• _Given data_
● ● ●

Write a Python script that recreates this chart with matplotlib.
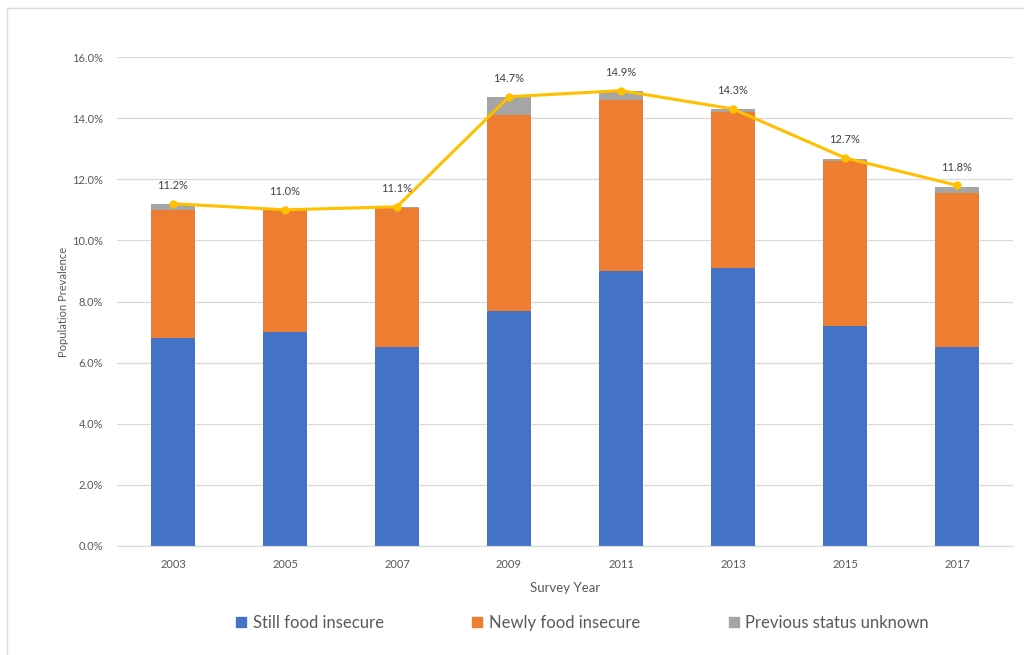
import matplotlib
matplotlib.use("Agg")
import matplotlib.pyplot as plt
from matplotlib.lines import Line2D
from matplotlib.patches import Patch
import numpy as np

years = ["2003", "2005", "2007", "2009", "2011", "2013", "2015", "2017"]
still = [6.8, 7.0, 6.5, 7.7, 9.0, 9.1, 7.2, 6.5]
newly = [4.2, 4.0, 4.55, 6.4, 5.6, 5.1, 5.4, 5.05]
unknown = [0.2, 0.0, 0.05, 0.6, 0.3, 0.1, 0.05, 0.2]
total = [11.2, 11.0, 11.1, 14.7, 14.9, 14.3, 12.7, 11.8]
yticks = [0, 2, 4, 6, 8, 10, 12, 14, 16]

plt.rcParams['font.family'] = ['Lato', 'DejaVu Sans']

fig = plt.figure(figsize=(10.24, 6.55), dpi=100)
ax = fig.add_axes([117/1024, 1-546/655, 896/1024, 489/655])

x = np.arange(len(years))
w = 0.4
c_blue, c_orange, c_gray, c_line = "#4472C4", "#ED7D31", "#A5A5A5", "#FFC000"
ax.bar(x, still, w, color=c_blue, zorder=2)
ax.bar(x, newly, w, bottom=still, color=c_orange, zorder=2)
bot2 = [a + b for a, b in zip(still, newly)]
ax.bar(x, unknown, w, bottom=bot2, color=c_gray, zorder=2)
ax.plot(x, total, color=c_line, lw=2.2, marker='o', ms=5, zorder=3)
for xi, t in zip(x, total):
    ax.annotate(f"{t:.1f}%", (xi, t), xytext=(0, 9), textcoords='offset points',
                ha='center', va='bottom', fontsize=8, color='#404040')

ax.set_xlim(-0.5, len(years) - 0.5)
ax.set_ylim(0, 16)
ax.set_yticks(yticks)
ax.set_yticklabels([f"{v:.1f}%" for v in yticks])
ax.set_xticks(x)
ax.set_xticklabels(years)
ax.tick_params(axis='both', length=0, labelsize=8, labelcolor='#595959')
ax.tick_params(axis='y', pad=10)
ax.tick_params(axis='x', pad=9)
ax.grid(axis='y', color='#D9D9D9', lw=0.9, zorder=0)
ax.set_axisbelow(True)
for s in ['top', 'right', 'left']:
    ax.spines[s].set_visible(False)
ax.spines['bottom'].set_color('#D9D9D9')
ax.set_ylabel("Population Prevalence", fontsize=8, color='#595959', labelpad=2)
ax.set_xlabel("Survey Year", fontsize=9.5, color='#595959', labelpad=9)

handles = [Patch(color=c_blue), Patch(color=c_orange), Patch(color=c_gray)]
labels = ["Still food insecure", "Newly food insecure", "Previous status unknown"]
fig.legend(handles, labels, loc='center', bbox_to_anchor=(0.569, 1-623/655), ncol=3,
           frameon=False, fontsize=12, handlelength=0.6, handleheight=0.6,
           columnspacing=5.3, handletextpad=0.4, labelcolor='#595959')

fig.add_artist(Line2D([7/1024, 7/1024, 1.0], [0, 1-8/655, 1-8/655],
                      transform=fig.transFigure, color='#D9D9D9', lw=1))

fig.savefig("out.png", dpi=100)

● ● ●

• _Exercise_
Repeat, exactly and in full, each line from the start of the data to the line that contains "import numpy as np". Pictures do not go in.

• _Answer below_
Write a Python script that recreates this chart with matplotlib.
import matplotlib
matplotlib.use("Agg")
import matplotlib.pyplot as plt
from matplotlib.lines import Line2D
from matplotlib.patches import Patch
import numpy as np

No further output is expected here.